## WHAT IS EXPECTED
From the listing below, extract each line containing the string "seaborn".

Figure scripts:

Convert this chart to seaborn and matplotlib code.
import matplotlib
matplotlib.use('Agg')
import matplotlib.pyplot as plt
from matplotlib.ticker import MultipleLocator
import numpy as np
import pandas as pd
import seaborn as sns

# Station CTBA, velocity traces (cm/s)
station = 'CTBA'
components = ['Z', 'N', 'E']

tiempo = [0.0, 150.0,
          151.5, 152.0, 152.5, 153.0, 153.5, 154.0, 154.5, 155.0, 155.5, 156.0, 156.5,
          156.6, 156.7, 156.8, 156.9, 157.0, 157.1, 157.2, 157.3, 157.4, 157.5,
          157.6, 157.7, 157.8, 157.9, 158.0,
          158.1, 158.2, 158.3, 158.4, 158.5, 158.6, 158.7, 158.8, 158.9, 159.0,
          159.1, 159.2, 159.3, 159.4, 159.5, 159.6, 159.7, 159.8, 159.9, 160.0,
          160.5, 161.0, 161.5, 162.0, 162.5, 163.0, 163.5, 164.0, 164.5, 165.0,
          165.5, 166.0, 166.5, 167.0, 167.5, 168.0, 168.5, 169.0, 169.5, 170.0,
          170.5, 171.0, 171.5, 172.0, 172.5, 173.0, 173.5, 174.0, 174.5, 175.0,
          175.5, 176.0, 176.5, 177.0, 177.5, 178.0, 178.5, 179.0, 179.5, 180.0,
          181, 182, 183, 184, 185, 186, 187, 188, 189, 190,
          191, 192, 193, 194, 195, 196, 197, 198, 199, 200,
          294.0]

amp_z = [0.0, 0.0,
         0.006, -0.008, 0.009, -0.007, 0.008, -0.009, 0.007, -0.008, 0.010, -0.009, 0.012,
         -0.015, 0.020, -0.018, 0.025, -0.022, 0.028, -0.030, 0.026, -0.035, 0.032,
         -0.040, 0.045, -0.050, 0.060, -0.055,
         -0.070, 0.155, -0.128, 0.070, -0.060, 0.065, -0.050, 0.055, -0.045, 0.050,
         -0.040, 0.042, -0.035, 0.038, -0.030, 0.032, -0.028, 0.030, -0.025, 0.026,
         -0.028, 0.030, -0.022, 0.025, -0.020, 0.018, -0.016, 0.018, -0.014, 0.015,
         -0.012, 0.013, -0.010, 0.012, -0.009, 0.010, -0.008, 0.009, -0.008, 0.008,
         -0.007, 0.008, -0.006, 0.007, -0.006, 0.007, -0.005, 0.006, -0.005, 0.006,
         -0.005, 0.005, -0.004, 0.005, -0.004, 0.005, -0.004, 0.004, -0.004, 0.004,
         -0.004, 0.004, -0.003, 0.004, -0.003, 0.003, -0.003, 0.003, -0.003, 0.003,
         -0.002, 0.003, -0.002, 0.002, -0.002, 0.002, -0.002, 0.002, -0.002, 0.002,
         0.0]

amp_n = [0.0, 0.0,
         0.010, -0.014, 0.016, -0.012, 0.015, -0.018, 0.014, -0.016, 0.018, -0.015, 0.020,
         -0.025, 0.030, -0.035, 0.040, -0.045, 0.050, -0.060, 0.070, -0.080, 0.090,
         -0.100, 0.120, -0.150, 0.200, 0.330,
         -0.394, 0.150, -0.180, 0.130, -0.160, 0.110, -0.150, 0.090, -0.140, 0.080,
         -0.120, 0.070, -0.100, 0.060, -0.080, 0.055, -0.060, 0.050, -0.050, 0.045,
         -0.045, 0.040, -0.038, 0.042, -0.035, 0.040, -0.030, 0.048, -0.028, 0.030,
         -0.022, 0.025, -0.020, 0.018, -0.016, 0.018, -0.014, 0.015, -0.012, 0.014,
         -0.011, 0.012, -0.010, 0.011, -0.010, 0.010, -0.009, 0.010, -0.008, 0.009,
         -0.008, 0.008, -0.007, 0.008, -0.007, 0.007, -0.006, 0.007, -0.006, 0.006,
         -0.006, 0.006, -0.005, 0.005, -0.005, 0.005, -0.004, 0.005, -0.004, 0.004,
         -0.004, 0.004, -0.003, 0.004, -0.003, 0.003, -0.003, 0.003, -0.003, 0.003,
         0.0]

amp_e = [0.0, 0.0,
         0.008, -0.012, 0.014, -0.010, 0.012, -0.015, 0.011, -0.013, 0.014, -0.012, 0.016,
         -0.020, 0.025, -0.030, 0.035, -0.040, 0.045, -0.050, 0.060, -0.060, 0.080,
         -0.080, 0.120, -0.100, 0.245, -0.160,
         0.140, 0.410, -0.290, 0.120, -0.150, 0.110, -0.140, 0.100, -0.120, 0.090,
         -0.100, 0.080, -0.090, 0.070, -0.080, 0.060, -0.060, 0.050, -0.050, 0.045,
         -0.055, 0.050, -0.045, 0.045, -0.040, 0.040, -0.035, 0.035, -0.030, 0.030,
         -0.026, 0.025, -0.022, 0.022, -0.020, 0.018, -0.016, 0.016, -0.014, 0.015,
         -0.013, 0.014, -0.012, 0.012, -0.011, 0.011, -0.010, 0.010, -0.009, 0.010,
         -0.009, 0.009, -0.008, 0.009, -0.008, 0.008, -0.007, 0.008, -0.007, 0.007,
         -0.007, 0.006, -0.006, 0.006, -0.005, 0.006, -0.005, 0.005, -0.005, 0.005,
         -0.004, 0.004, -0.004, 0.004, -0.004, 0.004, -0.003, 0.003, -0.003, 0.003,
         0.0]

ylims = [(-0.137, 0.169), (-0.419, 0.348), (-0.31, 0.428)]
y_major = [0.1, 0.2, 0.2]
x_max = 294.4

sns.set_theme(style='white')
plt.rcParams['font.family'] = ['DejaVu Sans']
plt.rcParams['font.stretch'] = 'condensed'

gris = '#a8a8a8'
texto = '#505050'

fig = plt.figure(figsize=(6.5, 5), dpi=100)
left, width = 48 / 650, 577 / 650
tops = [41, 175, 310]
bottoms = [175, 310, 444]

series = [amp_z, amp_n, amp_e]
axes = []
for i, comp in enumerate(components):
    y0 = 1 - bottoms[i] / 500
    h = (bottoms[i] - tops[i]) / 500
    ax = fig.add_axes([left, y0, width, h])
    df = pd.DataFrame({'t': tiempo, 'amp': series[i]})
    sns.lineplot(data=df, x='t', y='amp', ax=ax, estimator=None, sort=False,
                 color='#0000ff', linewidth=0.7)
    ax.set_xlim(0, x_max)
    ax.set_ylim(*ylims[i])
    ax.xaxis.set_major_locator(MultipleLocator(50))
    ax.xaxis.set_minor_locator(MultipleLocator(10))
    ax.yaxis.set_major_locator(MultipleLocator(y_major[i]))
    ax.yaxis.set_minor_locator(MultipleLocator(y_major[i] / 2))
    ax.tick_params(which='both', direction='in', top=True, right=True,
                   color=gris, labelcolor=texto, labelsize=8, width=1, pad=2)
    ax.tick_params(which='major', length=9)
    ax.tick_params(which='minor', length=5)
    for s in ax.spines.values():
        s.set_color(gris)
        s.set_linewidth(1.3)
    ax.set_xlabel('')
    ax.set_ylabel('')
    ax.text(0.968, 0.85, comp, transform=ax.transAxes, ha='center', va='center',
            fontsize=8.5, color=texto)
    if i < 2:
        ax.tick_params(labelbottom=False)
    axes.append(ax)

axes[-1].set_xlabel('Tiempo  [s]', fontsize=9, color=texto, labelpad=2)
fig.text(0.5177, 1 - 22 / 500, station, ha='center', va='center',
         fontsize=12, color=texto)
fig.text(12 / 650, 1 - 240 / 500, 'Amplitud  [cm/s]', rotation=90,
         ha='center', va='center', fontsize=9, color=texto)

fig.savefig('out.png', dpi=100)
==
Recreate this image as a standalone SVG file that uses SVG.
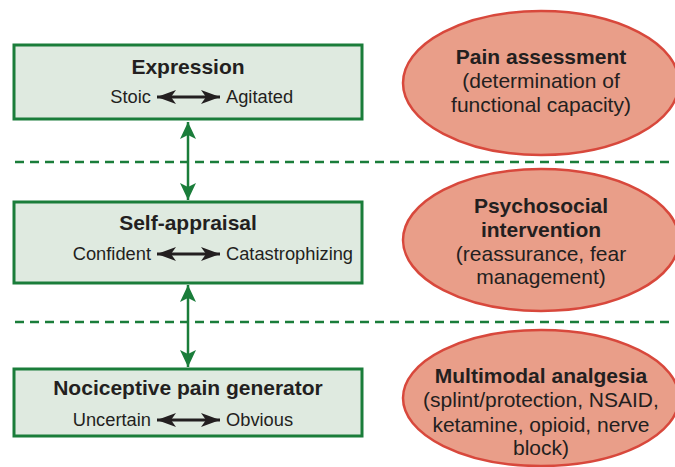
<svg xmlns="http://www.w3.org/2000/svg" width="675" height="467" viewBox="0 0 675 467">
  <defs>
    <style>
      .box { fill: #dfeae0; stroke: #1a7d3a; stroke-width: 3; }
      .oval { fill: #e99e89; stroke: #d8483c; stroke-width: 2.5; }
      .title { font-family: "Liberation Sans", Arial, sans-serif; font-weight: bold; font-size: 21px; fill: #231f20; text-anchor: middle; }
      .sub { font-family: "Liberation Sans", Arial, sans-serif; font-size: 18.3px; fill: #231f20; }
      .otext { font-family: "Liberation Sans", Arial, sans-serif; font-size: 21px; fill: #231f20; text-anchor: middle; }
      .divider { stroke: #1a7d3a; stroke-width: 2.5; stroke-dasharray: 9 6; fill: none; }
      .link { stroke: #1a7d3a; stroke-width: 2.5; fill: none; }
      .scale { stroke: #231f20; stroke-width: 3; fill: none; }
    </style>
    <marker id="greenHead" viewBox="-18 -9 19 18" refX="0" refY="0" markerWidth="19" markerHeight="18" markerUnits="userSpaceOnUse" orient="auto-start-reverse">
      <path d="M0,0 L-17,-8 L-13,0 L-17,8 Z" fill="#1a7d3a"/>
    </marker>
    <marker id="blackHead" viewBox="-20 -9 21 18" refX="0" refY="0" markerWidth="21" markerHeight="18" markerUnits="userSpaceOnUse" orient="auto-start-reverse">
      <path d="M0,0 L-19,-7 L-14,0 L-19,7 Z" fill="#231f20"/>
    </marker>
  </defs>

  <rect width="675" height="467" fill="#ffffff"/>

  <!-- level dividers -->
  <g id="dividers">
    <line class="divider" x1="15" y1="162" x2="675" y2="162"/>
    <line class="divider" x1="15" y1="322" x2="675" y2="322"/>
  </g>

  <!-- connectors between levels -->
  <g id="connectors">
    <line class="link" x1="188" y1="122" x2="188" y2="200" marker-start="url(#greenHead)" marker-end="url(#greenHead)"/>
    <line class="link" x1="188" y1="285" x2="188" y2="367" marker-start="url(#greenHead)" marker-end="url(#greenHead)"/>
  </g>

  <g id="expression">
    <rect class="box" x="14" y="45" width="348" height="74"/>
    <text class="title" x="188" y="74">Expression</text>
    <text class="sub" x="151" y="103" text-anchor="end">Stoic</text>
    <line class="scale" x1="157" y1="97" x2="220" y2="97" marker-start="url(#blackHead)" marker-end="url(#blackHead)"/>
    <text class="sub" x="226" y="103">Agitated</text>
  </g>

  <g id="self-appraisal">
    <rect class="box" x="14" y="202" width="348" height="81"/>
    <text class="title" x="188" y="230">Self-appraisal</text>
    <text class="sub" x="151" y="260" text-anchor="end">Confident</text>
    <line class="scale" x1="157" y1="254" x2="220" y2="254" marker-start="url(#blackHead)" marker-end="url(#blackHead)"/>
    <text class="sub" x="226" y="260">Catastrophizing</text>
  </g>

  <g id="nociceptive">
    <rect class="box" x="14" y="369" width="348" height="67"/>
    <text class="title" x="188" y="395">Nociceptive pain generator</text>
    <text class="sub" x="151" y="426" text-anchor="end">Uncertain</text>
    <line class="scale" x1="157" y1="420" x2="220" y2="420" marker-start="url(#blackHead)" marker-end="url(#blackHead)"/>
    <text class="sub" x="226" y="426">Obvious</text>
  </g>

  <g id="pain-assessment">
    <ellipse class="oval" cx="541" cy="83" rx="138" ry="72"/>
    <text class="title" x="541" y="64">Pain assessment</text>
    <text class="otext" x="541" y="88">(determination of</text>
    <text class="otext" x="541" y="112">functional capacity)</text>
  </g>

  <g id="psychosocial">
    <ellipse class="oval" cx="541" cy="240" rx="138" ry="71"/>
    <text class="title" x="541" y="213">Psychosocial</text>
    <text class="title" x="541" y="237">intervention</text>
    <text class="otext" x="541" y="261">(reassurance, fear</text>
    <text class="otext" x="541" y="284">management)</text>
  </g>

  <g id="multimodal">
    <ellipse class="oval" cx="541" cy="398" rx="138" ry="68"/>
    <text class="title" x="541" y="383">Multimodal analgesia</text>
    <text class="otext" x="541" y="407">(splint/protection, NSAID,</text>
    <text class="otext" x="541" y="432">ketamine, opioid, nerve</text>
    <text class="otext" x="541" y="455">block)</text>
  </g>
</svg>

## OUTPUT BELOW
Convert this chart to seaborn and matplotlib code.
import seaborn as sns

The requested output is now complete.